▶ EXERCISE INSTRUCTIONS
Filter for the word "matplotlib" and keep each matching line.

▶ SUPPLIED RECORDS
+ + + + + + +
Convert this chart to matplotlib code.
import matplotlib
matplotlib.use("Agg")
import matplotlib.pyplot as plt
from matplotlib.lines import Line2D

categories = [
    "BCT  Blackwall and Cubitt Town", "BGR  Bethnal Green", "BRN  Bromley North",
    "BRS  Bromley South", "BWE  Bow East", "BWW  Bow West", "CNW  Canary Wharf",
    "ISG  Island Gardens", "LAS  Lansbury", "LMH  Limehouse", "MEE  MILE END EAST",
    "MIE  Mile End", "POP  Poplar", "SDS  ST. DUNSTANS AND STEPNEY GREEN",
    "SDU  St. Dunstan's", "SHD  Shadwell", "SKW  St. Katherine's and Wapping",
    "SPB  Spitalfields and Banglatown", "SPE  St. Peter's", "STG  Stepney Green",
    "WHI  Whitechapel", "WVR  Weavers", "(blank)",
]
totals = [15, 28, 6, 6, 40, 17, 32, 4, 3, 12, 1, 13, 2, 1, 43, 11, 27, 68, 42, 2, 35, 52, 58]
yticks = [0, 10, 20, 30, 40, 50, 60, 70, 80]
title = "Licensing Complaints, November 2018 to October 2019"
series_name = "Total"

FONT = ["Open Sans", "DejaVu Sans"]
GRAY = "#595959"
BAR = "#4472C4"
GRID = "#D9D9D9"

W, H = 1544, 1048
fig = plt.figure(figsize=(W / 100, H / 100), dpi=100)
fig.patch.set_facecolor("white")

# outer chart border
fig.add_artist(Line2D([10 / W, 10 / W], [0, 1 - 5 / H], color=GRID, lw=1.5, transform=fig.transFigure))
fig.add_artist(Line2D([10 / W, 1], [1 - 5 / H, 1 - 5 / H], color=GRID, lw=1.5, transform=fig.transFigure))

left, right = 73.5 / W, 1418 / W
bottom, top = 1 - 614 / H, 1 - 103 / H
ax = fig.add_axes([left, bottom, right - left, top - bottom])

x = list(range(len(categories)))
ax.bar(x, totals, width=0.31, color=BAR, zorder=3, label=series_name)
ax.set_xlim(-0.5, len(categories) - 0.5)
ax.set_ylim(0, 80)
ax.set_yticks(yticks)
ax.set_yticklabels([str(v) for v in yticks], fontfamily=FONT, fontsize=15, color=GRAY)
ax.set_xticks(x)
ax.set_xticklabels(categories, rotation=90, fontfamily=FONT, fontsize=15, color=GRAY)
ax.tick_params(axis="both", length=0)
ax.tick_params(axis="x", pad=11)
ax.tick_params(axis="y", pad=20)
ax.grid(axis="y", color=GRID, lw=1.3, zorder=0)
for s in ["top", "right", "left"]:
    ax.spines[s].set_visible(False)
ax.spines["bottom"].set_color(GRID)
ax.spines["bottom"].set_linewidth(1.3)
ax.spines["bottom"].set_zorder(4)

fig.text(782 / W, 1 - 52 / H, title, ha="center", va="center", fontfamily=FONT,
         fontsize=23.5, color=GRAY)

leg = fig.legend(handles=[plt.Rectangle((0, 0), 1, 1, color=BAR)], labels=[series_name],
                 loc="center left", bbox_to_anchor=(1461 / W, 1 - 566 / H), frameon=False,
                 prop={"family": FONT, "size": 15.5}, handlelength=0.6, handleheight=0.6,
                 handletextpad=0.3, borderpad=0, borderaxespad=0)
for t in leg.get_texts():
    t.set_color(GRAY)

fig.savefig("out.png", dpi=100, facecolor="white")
+ + + + + + +
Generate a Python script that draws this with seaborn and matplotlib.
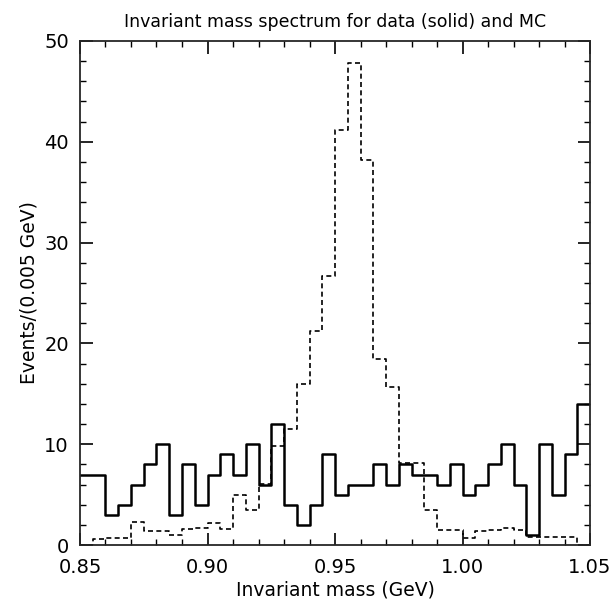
+ + + + + + +
▶ RESPONSE
Convert this chart to matplotlib code.
import matplotlib
matplotlib.use("Agg")
import matplotlib.pyplot as plt
from matplotlib.lines import Line2D
Generate a Python script that draws this with seaborn and matplotlib.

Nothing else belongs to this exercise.